Coll. Laboratoire des sciences sociales. Ed. La Découverte. Avril 2010.

L’ouvrage jouit, outre-Atlantique d’une réputation flatteuse dans la mesure où il a largement renouvelé la compréhension de la réception des œuvres culturelles, de la « légitimité culturelle », des politiques culturelles et de la place des publics dans les institutions. On regrettera simplement qu’il ait fallu attendre 22 ans ( ! ) pour que cet ouvrage, paru en 1988 aux Etats-Unis, soit accessible en français.

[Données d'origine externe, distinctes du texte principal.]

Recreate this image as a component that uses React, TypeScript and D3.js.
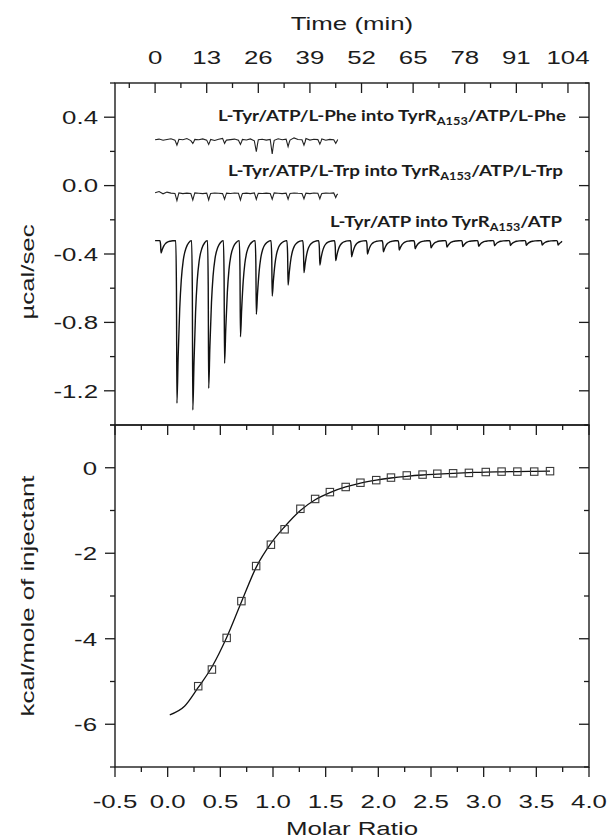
import React from "react";
import * as d3 from "d3";

// axis tick labels
const timeTicks = [0, 13, 26, 39, 52, 65, 78, 91, 104];
const powerTicks = [0.4, 0.0, -0.4, -0.8, -1.2];
const heatTicks = [0, -2, -4, -6];
const ratioTicks = [-0.5, 0, 0.5, 1, 1.5, 2, 2.5, 3, 3.5, 4];

// raw titration, L-Tyr/ATP into TyrR(A153)/ATP (µcal/sec)
const mainBaseline = -0.322;
const mainEnd = 102.5;
const mainInjTimes = [1.5, 5.5, 9.5, 13.5, 17.5, 21.5, 25.5, 29.5, 33.5, 37.5, 41.5, 45.5, 49.5,
  53.5, 57.5, 61.5, 65.5, 69.5, 73.5, 77.5, 81.5, 85.5, 89.5, 93.5, 97.5, 101.5];
const mainPeakMin = [-0.394, -1.273, -1.312, -1.185, -1.039, -0.884, -0.753, -0.646, -0.581,
  -0.509, -0.464, -0.439, -0.416, -0.4, -0.387, -0.377, -0.369, -0.364, -0.36, -0.357, -0.355,
  -0.352, -0.35, -0.349, -0.348, -0.347];

// control titrations (µcal/sec), sampled once per minute plus the injection dips
const ctrlEnd = 46.4;
const ctrlDipTimes = [5.5, 9.5, 13.5, 17.5, 21.5, 25.5, 29.5, 33.5, 37.5, 41.5, 45.5];
const pheBaseline = 0.267;
const pheNoise = [0.268, 0.272, 0.265, 0.27, 0.274, 0.266, 0.271, 0.268, 0.275, 0.263, 0.27,
  0.268, 0.273, 0.266, 0.27, 0.264, 0.271, 0.276, 0.266, 0.269, 0.272, 0.265, 0.27, 0.267, 0.273,
  0.262, 0.268, 0.271, 0.266, 0.27, 0.265, 0.274, 0.268, 0.272, 0.266, 0.279, 0.27, 0.268, 0.275,
  0.266, 0.271, 0.269, 0.273, 0.265, 0.27, 0.268, 0.269];
const pheDips = [0.237, 0.247, 0.241, 0.247, 0.241, 0.198, 0.185, 0.228, 0.237, 0.243, 0.247];
const trpBaseline = -0.045;
const trpNoise = [-0.042, -0.035, -0.048, -0.038, -0.044, -0.046, -0.043, -0.047, -0.044, -0.046,
  -0.043, -0.045, -0.047, -0.044, -0.046, -0.043, -0.045, -0.047, -0.044, -0.046, -0.043, -0.045,
  -0.046, -0.044, -0.047, -0.043, -0.045, -0.046, -0.044, -0.046, -0.043, -0.045, -0.047, -0.044,
  -0.046, -0.043, -0.045, -0.046, -0.044, -0.047, -0.043, -0.045, -0.046, -0.044, -0.045, -0.043,
  -0.048];
const trpDips = [-0.088, -0.084, -0.084, -0.08, -0.084, -0.08, -0.08, -0.08, -0.077, -0.077, -0.07];

// integrated heats
const molarRatio = [0.29, 0.42, 0.56, 0.7, 0.84, 0.98, 1.11, 1.26, 1.4, 1.54, 1.69, 1.83, 1.98,
  2.12, 2.27, 2.42, 2.56, 2.71, 2.86, 3.02, 3.17, 3.32, 3.48, 3.63];
const heat = [-5.11, -4.72, -3.98, -3.12, -2.3, -1.8, -1.44, -0.96, -0.73, -0.57, -0.45, -0.35,
  -0.29, -0.23, -0.18, -0.16, -0.14, -0.13, -0.12, -0.1, -0.09, -0.09, -0.09, -0.08];
const fitRatio = [0.02, 0.16, 0.29, 0.42, 0.56, 0.7, 0.84, 0.98, 1.11, 1.26, 1.4, 1.54, 1.69,
  1.83, 1.98, 2.12, 2.27, 2.42, 2.56, 2.71, 2.86, 3.02, 3.17, 3.32, 3.48, 3.63];
const fitHeat = [-5.78, -5.58, -5.14, -4.66, -3.97, -3.14, -2.33, -1.77, -1.38, -1.0, -0.75,
  -0.58, -0.45, -0.36, -0.29, -0.24, -0.2, -0.17, -0.15, -0.13, -0.115, -0.1, -0.095, -0.09,
  -0.085, -0.08];

const W = 609;
const H = 840;
const left = 115;
const right = 589;
const top = 83;
const mid = 425;
const bottom = 767;
const ink = "#1c1c1c";
const font = "Liberation Sans, Arial, sans-serif";
const stretch = 1.36;

const xTime = d3.scaleLinear().domain([-10.1, 109.3]).range([left, right]);
const yPower = d3.scaleLinear().domain([-1.4, 0.6]).range([mid, top]);
const xRatio = d3.scaleLinear().domain([-0.5, 4.0]).range([left, right]);
const yHeat = d3.scaleLinear().domain([-7, 1]).range([bottom, mid]);

// shape of one injection peak: [minutes from peak, fraction of depth]
const peakShape = [[-0.3, 0], [-0.12, 0.3], [0, 1], [0.3, 0.72], [0.7, 0.42], [1.1, 0.24],
  [1.6, 0.12], [2.3, 0.045], [3.0, 0.012], [3.6, 0]];

function mainTrace() {
  const pts: [number, number][] = [[0, mainBaseline]];
  mainInjTimes.forEach((t, i) => {
    const depth = mainPeakMin[i] - mainBaseline;
    peakShape.forEach(([dt, f]) => {
      if (t + dt < mainEnd) pts.push([t + dt, mainBaseline + depth * f]);
    });
  });
  pts.push([mainEnd, mainBaseline - 0.004]);
  return pts;
}

function controlTrace(noise: number[], dips: number[], base: number) {
  const pts: [number, number][] = noise.map((v, i) => [i, v] as [number, number]);
  ctrlDipTimes.forEach((t, i) => {
    pts.push([t, dips[i]]);
    pts.push([t + 0.3, base + (dips[i] - base) * 0.35]);
  });
  pts.sort((a, b) => a[0] - b[0]);
  return pts.filter((p) => p[0] <= ctrlEnd);
}

const lineMain = d3
  .line<[number, number]>()
  .x((d) => xTime(d[0]))
  .y((d) => yPower(d[1]))
  .curve(d3.curveMonotoneX);
const lineCtrl = d3
  .line<[number, number]>()
  .x((d) => xTime(d[0]))
  .y((d) => yPower(d[1]));
const lineFit = d3
  .line<number>()
  .x((d) => xRatio(d))
  .y((d, i) => yHeat(fitHeat[i]))
  .curve(d3.curveMonotoneX);

function Txt({ x, y, anchor = "middle", rot = 0, size = 19, children }: any) {
  return (
    <text
      transform={`translate(${x},${y}) rotate(${rot}) scale(${stretch},1)`}
      textAnchor={anchor}
      fontSize={size}
      fontFamily={font}
      fill={ink}
    >
      {children}
    </text>
  );
}

function Label({ x, y, width, main, tail }: any) {
  return (
    <text
      x={x}
      y={y}
      fontFamily="Lato, 'Open Sans', sans-serif"
      fontWeight={700}
      fontSize={15.5}
      fill={ink}
      textLength={width}
      lengthAdjust="spacingAndGlyphs"
    >
      {main}
      <tspan fontSize={10.5} dy={4}>A153</tspan>
      <tspan dy={-4}>{tail}</tspan>
    </text>
  );
}

export default function App() {
  const timeMinor = timeTicks.map((t) => t - 6.5).concat([timeTicks[timeTicks.length - 1] + 6.5])
    .filter((t) => xTime(t) > left && xTime(t) < right);
  const powerAll = d3.range(-1.4, 0.61, 0.2);
  const heatAll = d3.range(-7, 1.01, 1);
  const ratioAll = d3.range(-0.5, 4.01, 0.25);
  const isMajor = (v: number, step: number) => Math.abs(v / step - Math.round(v / step)) < 1e-6;

  return (
    <svg
      width={W}
      height={H}
      style={{ position: "absolute", left: 0, top: 0, background: "#fff" }}
    >
      <rect width={W} height={H} fill="#fff" />

      {/* top panel: raw power */}
      <path d={lineMain(mainTrace()) || ""} fill="none" stroke="#111" strokeWidth={1.4} />
      <path d={lineCtrl(controlTrace(pheNoise, pheDips, pheBaseline)) || ""} fill="none" stroke="#222" strokeWidth={1.1} />
      <path d={lineCtrl(controlTrace(trpNoise, trpDips, trpBaseline)) || ""} fill="none" stroke="#222" strokeWidth={1.1} />

      <Label x={218} y={121} width={348} main="L-Tyr/ATP/L-Phe into TyrR" tail="/ATP/L-Phe" />
      <Label x={228} y={176} width={335} main="L-Tyr/ATP/L-Trp into TyrR" tail="/ATP/L-Trp" />
      <Label x={330} y={227} width={232} main="L-Tyr/ATP into TyrR" tail="/ATP" />

      {/* bottom panel: integrated heats */}
      <path d={lineFit(fitRatio) || ""} fill="none" stroke="#111" strokeWidth={1.3} />
      {molarRatio.map((r, i) => (
        <rect
          key={i}
          x={xRatio(r) - 3.7}
          y={yHeat(heat[i]) - 3.7}
          width={7.4}
          height={7.4}
          fill="none"
          stroke="#3a3a3a"
          strokeWidth={1.1}
        />
      ))}

      {/* frames */}
      <g fill="none" stroke={ink} strokeWidth={1.4}>
        <rect x={left} y={top} width={right - left} height={mid - top} />
        <rect x={left} y={mid} width={right - left} height={bottom - mid} />
      </g>

      {/* ticks */}
      <g stroke={ink} strokeWidth={1.3}>
        {timeTicks.map((t) => (
          <line key={"tt" + t} x1={xTime(t)} x2={xTime(t)} y1={top} y2={top + 10} />
        ))}
        {timeMinor.map((t) => (
          <line key={"tm" + t} x1={xTime(t)} x2={xTime(t)} y1={top} y2={top + 5} />
        ))}
        {powerAll.map((v) => {
          const len = isMajor(v, 0.4) ? 11 : 5;
          return (
            <g key={"p" + v}>
              <line x1={left - len} x2={left} y1={yPower(v)} y2={yPower(v)} />
              <line x1={right - len + 1} x2={right} y1={yPower(v)} y2={yPower(v)} />
            </g>
          );
        })}
        {heatAll.map((v) => {
          const len = isMajor(v, 2) ? 10 : 5;
          return (
            <g key={"h" + v}>
              <line x1={left - len} x2={left} y1={yHeat(v)} y2={yHeat(v)} />
              <line x1={right - len} x2={right} y1={yHeat(v)} y2={yHeat(v)} />
            </g>
          );
        })}
        {ratioAll.map((v) => {
          const len = isMajor(v, 0.5) ? 10 : 5;
          return (
            <g key={"r" + v}>
              <line x1={xRatio(v)} x2={xRatio(v)} y1={mid} y2={mid + len} />
              <line x1={xRatio(v)} x2={xRatio(v)} y1={bottom} y2={bottom + len} />
            </g>
          );
        })}
      </g>

      {/* tick labels */}
      {timeTicks.map((t) => (
        <Txt key={"lt" + t} x={xTime(t)} y={63.5}>{t}</Txt>
      ))}
      {powerTicks.map((v) => (
        <Txt key={"lp" + v} x={98} y={yPower(v) + 6.8} anchor="end">{v.toFixed(1)}</Txt>
      ))}
      {heatTicks.map((v) => (
        <Txt key={"lh" + v} x={97} y={yHeat(v) + 6.8} anchor="end">{v}</Txt>
      ))}
      {ratioTicks.map((v) => (
        <Txt key={"lr" + v} x={xRatio(v)} y={808}>{v.toFixed(1)}</Txt>
      ))}

      {/* axis titles */}
      <Txt x={(left + right) / 2} y={29.5}>Time (min)</Txt>
      <Txt x={(left + right) / 2} y={835}>Molar Ratio</Txt>
      <Txt x={34} y={(top + mid) / 2 + 18} rot={-90}>µcal/sec</Txt>
      <Txt x={34} y={(mid + bottom) / 2} rot={-90}>kcal/mole of injectant</Txt>
    </svg>
  );
}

Le questionnement de départ de l’auteur est le suivant : comment la culture, aux Etats-Unis, est-elle passée d’une réalité partagée par des publics socialement diversifiés à un univers nettement séparé des pratiques culturelles, les plus « légitimes » ayant eu tendance à être de plus en plus réservées à une élite ? Pour y répondre, il retrace l’histoire des formes d’expression qui constituent aujourd’hui la « culture savante » ou « légitime » (théâtre, en particulier shakespearien, opéra, musique symphonique et musée). Par un « processus de sacralisation et de bifurquation », la culture partagée qui caractérisait les Etats-Unis jusqu’au milieu du XIXème siècle, se serait fragmentée en cultures spéarées et hiérarchisées. L’auteur analyse les rapports de pouvoir (et même de domination) à l’œuvre dans la définition, l’organisation et la réception de la culture et montre comment la notion même de culture s’est progressivement trouvée associée aux notions d’ordre et de hiérarchie, et comment les publics ont été « disciplinés », de sorte que les tentatives faites pour produire une culture s’adressant à tous sont devenues très hasardeuses ! Et que les politiques culturelles semblent aussi, de ce point de vue, avoir à peu près baissé les bras. Ouvrage truffé d’exemples, donc d’une lecture relativement aisée et enrichissante.